I recently watched part of a documentary that appeared to try to convince people that President Franklin D. Roosevelt knew, ahead of time, of the devastating attack on Pearl Harbor. I don’t intend the following to be a deep examination, but only a few observations.
But first, consider the virtue of doubting the worst we hear about another person, holding back negative judgment, at least until we hear from the defense. We need to be objective, especially when somebody’s character is being attacked.
An hour before the first Japanese planes were launched from the decks of aircraft carriers, many miles from the nearest coast of Hawaii, nobody knew how devastating the attack would be. Prior reports indicated that the military forces at Pearl Harbor were not generally on high alert, but nobody could be certain, when that launching commenced, that the Americans would be completely taken by surprise.
Not even the Japanese who trained for that military mission could be sure it would be successful. Everything depended on surprise. Why do we now understand the devastation of that December 7th attack? Hindsight. We can see the photo of giant plume of water shot up from the explosion of a torpedo on the hull of a ship. We can read of the thousands of American lives lost and the many airplanes and ships damaged or destroyed. We can hear the words of those who survived that devastation.

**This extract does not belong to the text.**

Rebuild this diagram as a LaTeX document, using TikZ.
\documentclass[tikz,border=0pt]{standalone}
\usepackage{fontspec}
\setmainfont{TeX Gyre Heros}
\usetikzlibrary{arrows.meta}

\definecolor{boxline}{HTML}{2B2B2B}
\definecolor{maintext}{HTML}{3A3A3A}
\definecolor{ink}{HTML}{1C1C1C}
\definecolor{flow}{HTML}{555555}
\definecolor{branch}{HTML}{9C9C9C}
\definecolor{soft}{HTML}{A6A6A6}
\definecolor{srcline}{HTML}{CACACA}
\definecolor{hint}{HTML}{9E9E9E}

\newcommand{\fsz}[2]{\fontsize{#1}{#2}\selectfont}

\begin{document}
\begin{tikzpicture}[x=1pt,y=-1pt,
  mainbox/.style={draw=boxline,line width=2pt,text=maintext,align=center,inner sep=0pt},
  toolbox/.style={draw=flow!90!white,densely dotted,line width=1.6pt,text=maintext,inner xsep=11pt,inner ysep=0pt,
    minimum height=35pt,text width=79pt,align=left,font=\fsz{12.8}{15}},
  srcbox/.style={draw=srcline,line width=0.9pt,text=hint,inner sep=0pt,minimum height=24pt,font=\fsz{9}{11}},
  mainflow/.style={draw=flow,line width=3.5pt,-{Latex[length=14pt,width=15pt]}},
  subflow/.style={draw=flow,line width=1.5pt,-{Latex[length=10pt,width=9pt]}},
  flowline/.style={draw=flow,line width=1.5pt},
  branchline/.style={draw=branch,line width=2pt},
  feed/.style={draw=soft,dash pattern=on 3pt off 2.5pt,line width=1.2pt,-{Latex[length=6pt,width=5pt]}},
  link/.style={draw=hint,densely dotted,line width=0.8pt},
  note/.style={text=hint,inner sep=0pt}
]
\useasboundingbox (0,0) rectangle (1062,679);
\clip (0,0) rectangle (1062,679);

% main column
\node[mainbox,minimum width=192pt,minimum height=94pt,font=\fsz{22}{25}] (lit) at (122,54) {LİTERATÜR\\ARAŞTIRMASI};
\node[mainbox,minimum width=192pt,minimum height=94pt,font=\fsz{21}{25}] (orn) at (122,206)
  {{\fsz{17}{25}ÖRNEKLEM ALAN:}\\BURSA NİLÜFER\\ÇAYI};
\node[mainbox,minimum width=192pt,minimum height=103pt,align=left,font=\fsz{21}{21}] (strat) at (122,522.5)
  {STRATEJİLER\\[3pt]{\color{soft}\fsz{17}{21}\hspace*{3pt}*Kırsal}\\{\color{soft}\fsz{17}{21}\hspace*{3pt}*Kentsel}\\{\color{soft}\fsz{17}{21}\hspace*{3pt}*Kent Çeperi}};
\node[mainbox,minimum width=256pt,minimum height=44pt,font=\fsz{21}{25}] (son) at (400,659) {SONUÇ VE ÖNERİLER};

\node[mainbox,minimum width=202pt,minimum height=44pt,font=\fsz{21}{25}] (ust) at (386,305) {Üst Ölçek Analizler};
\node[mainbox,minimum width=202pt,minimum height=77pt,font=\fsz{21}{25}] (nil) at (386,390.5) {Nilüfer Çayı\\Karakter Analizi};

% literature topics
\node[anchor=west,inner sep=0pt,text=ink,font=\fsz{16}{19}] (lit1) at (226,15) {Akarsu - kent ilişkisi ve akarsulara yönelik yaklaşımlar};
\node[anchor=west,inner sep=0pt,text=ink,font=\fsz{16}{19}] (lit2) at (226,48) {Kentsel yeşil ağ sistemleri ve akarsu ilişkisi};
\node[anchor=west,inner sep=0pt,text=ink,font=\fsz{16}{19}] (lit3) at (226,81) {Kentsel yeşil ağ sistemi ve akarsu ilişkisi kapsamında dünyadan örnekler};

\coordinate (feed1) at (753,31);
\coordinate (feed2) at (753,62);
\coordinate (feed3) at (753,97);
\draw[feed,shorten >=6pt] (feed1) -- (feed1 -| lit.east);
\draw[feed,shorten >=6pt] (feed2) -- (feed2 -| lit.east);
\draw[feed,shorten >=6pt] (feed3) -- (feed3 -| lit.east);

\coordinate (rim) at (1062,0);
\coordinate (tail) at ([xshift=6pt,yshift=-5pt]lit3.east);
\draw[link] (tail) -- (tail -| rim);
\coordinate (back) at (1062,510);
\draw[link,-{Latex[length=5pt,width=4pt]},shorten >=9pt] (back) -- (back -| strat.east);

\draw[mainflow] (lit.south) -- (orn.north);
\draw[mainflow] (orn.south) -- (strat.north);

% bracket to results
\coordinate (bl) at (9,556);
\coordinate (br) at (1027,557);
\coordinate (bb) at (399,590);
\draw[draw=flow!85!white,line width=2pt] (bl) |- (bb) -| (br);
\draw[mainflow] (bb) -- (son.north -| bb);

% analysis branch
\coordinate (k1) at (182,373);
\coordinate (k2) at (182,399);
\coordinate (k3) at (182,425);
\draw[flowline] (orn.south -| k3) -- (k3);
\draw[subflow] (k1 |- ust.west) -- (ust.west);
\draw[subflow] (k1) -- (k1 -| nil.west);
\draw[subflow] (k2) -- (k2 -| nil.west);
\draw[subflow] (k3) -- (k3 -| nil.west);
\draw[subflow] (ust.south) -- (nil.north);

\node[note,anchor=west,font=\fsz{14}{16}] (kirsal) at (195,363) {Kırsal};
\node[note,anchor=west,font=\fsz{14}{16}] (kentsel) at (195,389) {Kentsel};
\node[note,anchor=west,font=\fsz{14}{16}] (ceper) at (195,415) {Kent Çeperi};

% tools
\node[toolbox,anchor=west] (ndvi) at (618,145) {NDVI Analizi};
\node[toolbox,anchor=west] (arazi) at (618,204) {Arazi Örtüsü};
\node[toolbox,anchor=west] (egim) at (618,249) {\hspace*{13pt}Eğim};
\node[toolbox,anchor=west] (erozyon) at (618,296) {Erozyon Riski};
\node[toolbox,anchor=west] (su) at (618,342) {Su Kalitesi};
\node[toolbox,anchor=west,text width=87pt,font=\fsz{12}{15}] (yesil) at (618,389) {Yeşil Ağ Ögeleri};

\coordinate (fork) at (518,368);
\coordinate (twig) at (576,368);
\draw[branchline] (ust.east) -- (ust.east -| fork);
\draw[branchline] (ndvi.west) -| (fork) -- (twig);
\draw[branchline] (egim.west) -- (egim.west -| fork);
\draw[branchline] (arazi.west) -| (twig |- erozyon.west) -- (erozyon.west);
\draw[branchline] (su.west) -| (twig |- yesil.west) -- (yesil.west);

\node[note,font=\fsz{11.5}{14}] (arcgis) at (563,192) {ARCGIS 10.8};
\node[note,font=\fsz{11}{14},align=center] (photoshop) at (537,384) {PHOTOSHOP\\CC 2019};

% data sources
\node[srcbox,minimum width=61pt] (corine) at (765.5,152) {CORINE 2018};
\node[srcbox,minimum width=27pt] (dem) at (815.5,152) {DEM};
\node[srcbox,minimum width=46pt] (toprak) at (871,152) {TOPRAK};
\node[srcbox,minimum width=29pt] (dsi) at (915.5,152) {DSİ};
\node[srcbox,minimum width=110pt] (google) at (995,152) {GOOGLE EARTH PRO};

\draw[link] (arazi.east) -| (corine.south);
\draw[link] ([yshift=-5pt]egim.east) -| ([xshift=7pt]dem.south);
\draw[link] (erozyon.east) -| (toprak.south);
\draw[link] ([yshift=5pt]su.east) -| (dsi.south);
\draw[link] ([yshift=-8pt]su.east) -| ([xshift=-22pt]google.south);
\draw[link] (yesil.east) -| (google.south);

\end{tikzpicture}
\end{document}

But hindsight should not blind us to the ignorance that everybody lived in right before that attack began. Everybody was ignorant of the devastating attack, one hour before the first planes took off from those carriers.
Japanese losses were comparatively light, with only 29 aircraft lost, compared with 188 American planes destroyed, most of which were sitting on the ground. But things could have gone differently. The weather was getting rough after the second wave of attacks, instead of earlier. Somebody might have alerted the Americans in time for some of those 188 planes to have gotten into the air. The American carriers could have been close enough to have launched an attack on the Japanese carriers. Even some of the ground aircraft might have threatened the Japanese fleet, if the advantage of surprise had been lost.
The point? Even the Japanese did not know for sure that their attack would be devastating, an hour before their planes were launched. So why believe that the president of the United States knew about that devastation, before the attack, when those men on those Japanese ships knew nothing for sure? Franklin D. Roosevelt had no idea that a devastating attack was about to take place.
Of course there’s much more that we can learn from various researchers. But let’s not get carried away with believing President Roosevelt had any sure pre-knowledge of anything related to the Pearl Harbor attack, even if he had access to many bits of evidence. Remember that when we look back at the evidences that the president may have had from advisors, we today have the advantage of looking back at a historic event; he did not.
As an aside, when I was a young man, I worked with a Charlie White, as we maintained the sprinkler systems on the campus of California State University Long Beach. He told me what he experienced during the Pearl Harbor attack.
Charlie was on a small destroyer; as I recall, they were on training out at sea. When they were attacked by a Japanese plane, they replied with live return fire. The pilot gave up the attack and looked for an easier target, or at least a safer target.